Rien qu’en Bretagne, l’Anefa propose 3 000 à 3 500 postes à pourvoir chaque année, dont près de 60 % de plus de six mois.

Graphiste, chauffeur routier, élagueur, garde d’enfant… Si certains connaissent bien le milieu rural, ils découvrent concrètement le travail agricole. « Mon rêve serait de monter une ferme avec des associés, mais c’est compliqué », raconte Julien Patron, 36 ans, mécanicien de formation et élagueur. Alors qu’il est en pleine évaluation de ses compétences, cette journée « tombe bien ».

L’odeur de l’ammoniac

Munis de bottes, les candidats s’essayent à pousser les vaches vers la salle de traite, à nettoyer les pis, à installer correctement les trayeuses. Un petit groupe s’occupe de nourrir des veaux au biberon et de repailler leurs enclos.

L’élevage industriel offre des horaires de bureau, avec des astreintes de week-end, des tâches variées, pas de travail sous la pluie, assurent les encadrants. Pour autant, l’odeur tenace de l’ammoniac décourage d’emblée une candidate.

Si agriculture rime souvent avec chef d’exploitation, elle repose beaucoup sur le salariat. Il se développe avec l’agrandissement de la taille des fermes et le départ à la retraite prochaine de nombreux agriculteurs.

Selon la FNSEA, premier syndicat agricole, « le secteur connaît des difficultés de recrutement structurelles » avec 14 % d’emplois non pourvus en 2023, permanents comme saisonniers, et un impact sur l’activité des exploitations. Pour y répondre, le Premier ministre Gabriel Attal a placé la production agricole en « secteur en tension ».

Gilles Burel encourage les participants à réfléchir au financement possible d’une formation agricole, au temps dont ils disposeraient pour la faire et à regarder les annonces autour de chez eux. Dans certains cas, « on peut aller à l’emploi directement ».

« C’est très tendu »

L’après-midi, changement de décor dans des serres chauffées de tomates.

Jusqu’à 65 personnes y travaillent en pleine saison. Le groupe, fort de deux candidates supplémentaires, est divisé en trois ateliers pour la récolte, l’effeuillage et le palissage des plants de 3,50 mètres de haut.
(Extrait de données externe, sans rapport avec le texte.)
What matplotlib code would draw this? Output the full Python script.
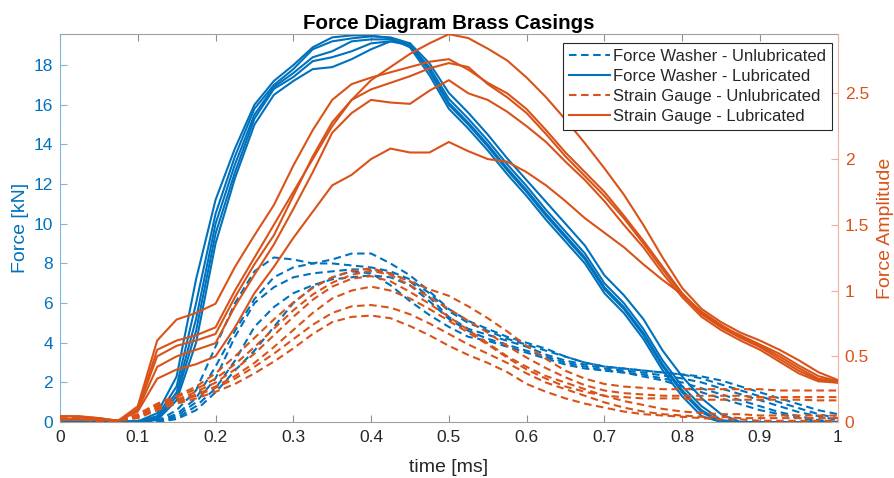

« Le travail a beaucoup évolué en termes de confort, on ne reviendrait pas en arrière », assure le producteur de tomates Régis Ollivier. Avec la culture hors-sol, pas besoin d’être à genoux pour récolter le fruit. Le travail se fait en musique. Les horaires annualisés, avec des semaines de 32 à 37 heures, attirent particulièrement femmes et familles monoparentales, poursuit-il.

Pas question en revanche d’avoir le vertige, une partie du travail se faisant sur des chariots élévateurs, ou d’être allergiques aux insectes utilisés pour polliniser et protéger les plantes, la culture des tomates étant sans pesticides. Sylvie Chrétien, à trois ans de la retraite, est venue par « curiosité ».

L’ancienne employée en grande distribution et en agro-alimentaire reste « dubitative », craignant les fortes chaleurs l’été sous serre. Elle repartira avec un contact chez une productrice de fraises pour un travail saisonnier. « On a beaucoup de mal à recruter du monde. Il ne faut pas se voiler la face, c’est très tendu », indique Régis Ollivier.

Pour Tanguy Rospars, 24 ans, cette journée débouche sur « deux contacts dans des porcheries » qui vont lui permettre « pourquoi pas, d’être pris », se réjouit-il. Trois autres personnes veulent prolonger leur immersion dans des exploitations.